Dans le même temps, la Chine et la Russie n’ont pas des intérêts parfaitement alignés. La Chine a beaucoup plus à perdre et à risquer que la Russie. Poutine est essentiellement un incendiaire du système international présidant un pays en déclin terminal. Xi se considère comme un rénovateur du système international pour le rendre plus adapté à la vision et aux valeurs de la Chine. La Chine se considère comme un pays en plein essor. Les intérêts de Pékin sont mal servis lorsque les États-Unis et l’Union européenne considèrent la Chine et la Russie comme des ennemis interchangeables. La Chine reste dépendante du monde développé pour l’accès aux intrants nécessaires à son avancement technologique. La Chine risque également le retour des États-Unis sur le soutien de Pékin à l’invasion russe de l’Ukraine, se traduisant par un soutien plus visible et stratégiquement significatif à Taïwan.

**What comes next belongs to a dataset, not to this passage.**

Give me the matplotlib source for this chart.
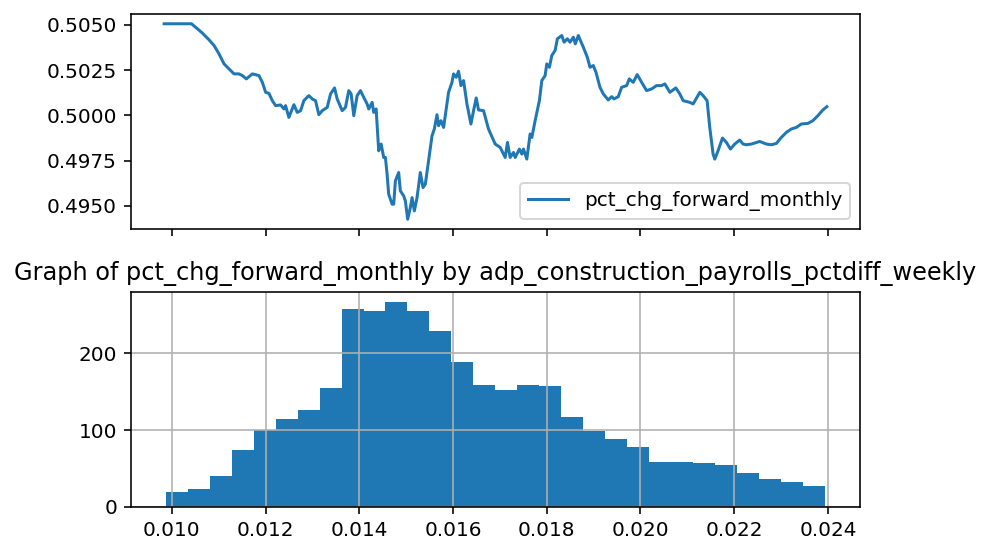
import numpy as np
import matplotlib
matplotlib.use("Agg")
import matplotlib.pyplot as plt

# ---- top panel: line of pct_chg_forward_monthly vs adp_construction_payrolls_pctdiff_weekly
line_x = [
    0.009836, 0.010420, 0.010547, 0.010654, 0.010794, 0.010901, 0.011007, 0.011114, 0.011220, 0.011327,
    0.011433, 0.011506, 0.011591, 0.011719, 0.011859, 0.011932, 0.012002, 0.012072, 0.012145, 0.012215,
    0.012322, 0.012392, 0.012428, 0.012498, 0.012605, 0.012677, 0.012748, 0.012818, 0.012924, 0.012997,
    0.013067, 0.013137, 0.013210, 0.013316, 0.013387, 0.013472, 0.013529, 0.013636, 0.013706, 0.013776,
    0.013827, 0.013883, 0.013955, 0.014026, 0.014096, 0.014168, 0.014203, 0.014275, 0.014309, 0.014360,
    0.014415, 0.014467, 0.014522, 0.014558, 0.014594, 0.014628, 0.014701, 0.014735, 0.014771, 0.014841,
    0.014877, 0.014948, 0.014984, 0.015033, 0.015090, 0.015127, 0.015176, 0.015233, 0.015303, 0.015361,
    0.015410, 0.015480, 0.015553, 0.015602, 0.015659, 0.015693, 0.015744, 0.015800, 0.015906, 0.015979,
    0.016013, 0.016070, 0.016119, 0.016170, 0.016226, 0.016298, 0.016383, 0.016439, 0.016496, 0.016545,
    0.016652, 0.016758, 0.016901, 0.017008, 0.017114, 0.017163, 0.017220, 0.017291, 0.017327, 0.017418,
    0.017470, 0.017504, 0.017576, 0.017646, 0.017683, 0.017753, 0.017844, 0.017896, 0.017966, 0.018002,
    0.018058, 0.018109, 0.018179, 0.018228, 0.018322, 0.018371, 0.018441, 0.018498, 0.018569, 0.018611,
    0.018675, 0.018782, 0.018867, 0.018924, 0.018995, 0.019052, 0.019137, 0.019208, 0.019314, 0.019387,
    0.019436, 0.019527, 0.019599, 0.019706, 0.019762, 0.019847, 0.019932, 0.020026, 0.020132, 0.020239,
    0.020345, 0.020452, 0.020522, 0.020628, 0.020756, 0.020841, 0.020912, 0.021054, 0.021125, 0.021268,
    0.021338, 0.021423, 0.021480, 0.021551, 0.021587, 0.021657, 0.021751, 0.021836, 0.021921, 0.022013,
    0.022119, 0.022190, 0.022262, 0.022369, 0.022545, 0.022688, 0.022794, 0.022901, 0.023007, 0.023114,
    0.023220, 0.023327, 0.023433, 0.023574, 0.023680, 0.023787, 0.023893, 0.023979,
]
line_y = [
    0.505055, 0.505055, 0.504779, 0.504535, 0.504170, 0.503855, 0.503396, 0.502843, 0.502566, 0.502290,
    0.502290, 0.502196, 0.502013, 0.502290, 0.502196, 0.501825, 0.501272, 0.501217, 0.500813, 0.500537,
    0.500575, 0.500354, 0.500537, 0.499889, 0.500592, 0.500166, 0.500260, 0.500813, 0.501090, 0.500907,
    0.500813, 0.500039, 0.500260, 0.500442, 0.501184, 0.501515, 0.500907, 0.500260, 0.500442, 0.501366,
    0.501184, 0.499983, 0.501090, 0.501366, 0.500996, 0.500631, 0.500354, 0.500719, 0.500166, 0.500354,
    0.498048, 0.498418, 0.497677, 0.497677, 0.496759, 0.495653, 0.495100, 0.495100, 0.496388, 0.496847,
    0.495835, 0.495559, 0.495282, 0.494270, 0.494912, 0.495465, 0.494729, 0.495465, 0.496847, 0.496018,
    0.496206, 0.497494, 0.498877, 0.499248, 0.500039, 0.499430, 0.499707, 0.499336, 0.501272, 0.501825,
    0.502290, 0.502102, 0.502434, 0.501643, 0.501919, 0.500631, 0.499524, 0.500260, 0.500962, 0.500299,
    0.500260, 0.499248, 0.498418, 0.498230, 0.497677, 0.498507, 0.497677, 0.497954, 0.497677, 0.498142,
    0.497865, 0.498142, 0.497588, 0.498971, 0.498784, 0.499707, 0.500813, 0.501919, 0.502196, 0.502843,
    0.502655, 0.503302, 0.503579, 0.504226, 0.504408, 0.504038, 0.504226, 0.504038, 0.504314, 0.503949,
    0.504408, 0.503761, 0.503208, 0.502655, 0.502749, 0.502378, 0.501549, 0.501184, 0.500852, 0.501034,
    0.500907, 0.501034, 0.501549, 0.501643, 0.502013, 0.501825, 0.502251, 0.501825, 0.501366, 0.501460,
    0.501643, 0.501643, 0.501737, 0.501272, 0.501515, 0.501184, 0.500813, 0.500719, 0.500631, 0.501272,
    0.501090, 0.500813, 0.499336, 0.497865, 0.497588, 0.498048, 0.498750, 0.498507, 0.498142, 0.498418,
    0.498639, 0.498418, 0.498379, 0.498418, 0.498562, 0.498418, 0.498379, 0.498451, 0.498784, 0.499060,
    0.499248, 0.499336, 0.499524, 0.499558, 0.499707, 0.499983, 0.500299, 0.500481,
]

# ---- bottom panel: histogram (30 bins)
hist_min = 0.00987
hist_max = 0.02394
hist_counts = [20, 23, 40, 74, 100, 114, 126, 155, 257, 255,
               266, 254, 228, 189, 159, 152, 159, 157, 117, 99,
               88, 78, 58, 58, 57, 55, 44, 37, 33, 27]

series_name = "pct_chg_forward_monthly"
title_text = "Graph of pct_chg_forward_monthly by adp_construction_payrolls_pctdiff_weekly"

W, H, DPI = 991, 554, 144
fig = plt.figure(figsize=(W / DPI, H / DPI), dpi=DPI)

ax1 = fig.add_axes([131 / W, 1 - 229 / H, 729 / W, 215 / H])
ax2 = fig.add_axes([131 / W, 1 - 507 / H, 729 / W, 215 / H], sharex=ax1)

ax1.plot(line_x, line_y, color="#1f77b4", label=series_name)
ax1.legend(loc="lower right")
ax1.set_yticks([0.495, 0.4975, 0.5, 0.5025, 0.505])
ax1.yaxis.set_major_formatter(matplotlib.ticker.FormatStrFormatter("%.4f"))
plt.setp(ax1.get_xticklabels(), visible=False)

edges = np.linspace(hist_min, hist_max, len(hist_counts) + 1)
ax2.hist(edges[:-1], bins=edges, weights=hist_counts, color="#1f77b4")
ax2.grid(True)
ax2.set_title(title_text, fontsize=12)
ax2.set_xticks([0.010, 0.012, 0.014, 0.016, 0.018, 0.020, 0.022, 0.024])
ax2.xaxis.set_major_formatter(matplotlib.ticker.FormatStrFormatter("%.3f"))
ax2.set_yticks([0, 100, 200])

fig.savefig("out.png", dpi=DPI)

Les relations américano-chinoises sont maintenant à un point crucial. Il peut y avoir une opportunité passagère alors que les répercussions de la mésaventure de la Russie en Ukraine sont digérées à Pékin pour tester si la politique étrangère de la Chine est capable de se réorienter. Une fois ce moment de fluidité mondiale passé, la position de Pékin sur les relations avec la Russie se durcira.
Pour Pékin, se réorienter progressivement depuis la Russie ne signifie pas nécessairement se rapprocher des États-Unis ou de l’Occident. Cela signifierait simplement que Pékin continue d’être guidé par ses propres calculs de ses intérêts, plutôt que par un engagement enraciné avec Moscou de bouleverser le monde par la force brute. Tout progrès dans ce sens ne donnerait lieu à aucune cérémonie de signature ou à aucune déclaration digne d’un gros titre en provenance de Pékin. Cela n’apaiserait pas les profondes inquiétudes des États-Unis concernant la conduite de la Chine sur son territoire et son affirmation à l’étranger. Même ainsi, dans le monde de la diplomatie, les actions de Pékin pour s’éloigner progressivement de Moscou seraient considérées comme des progrès.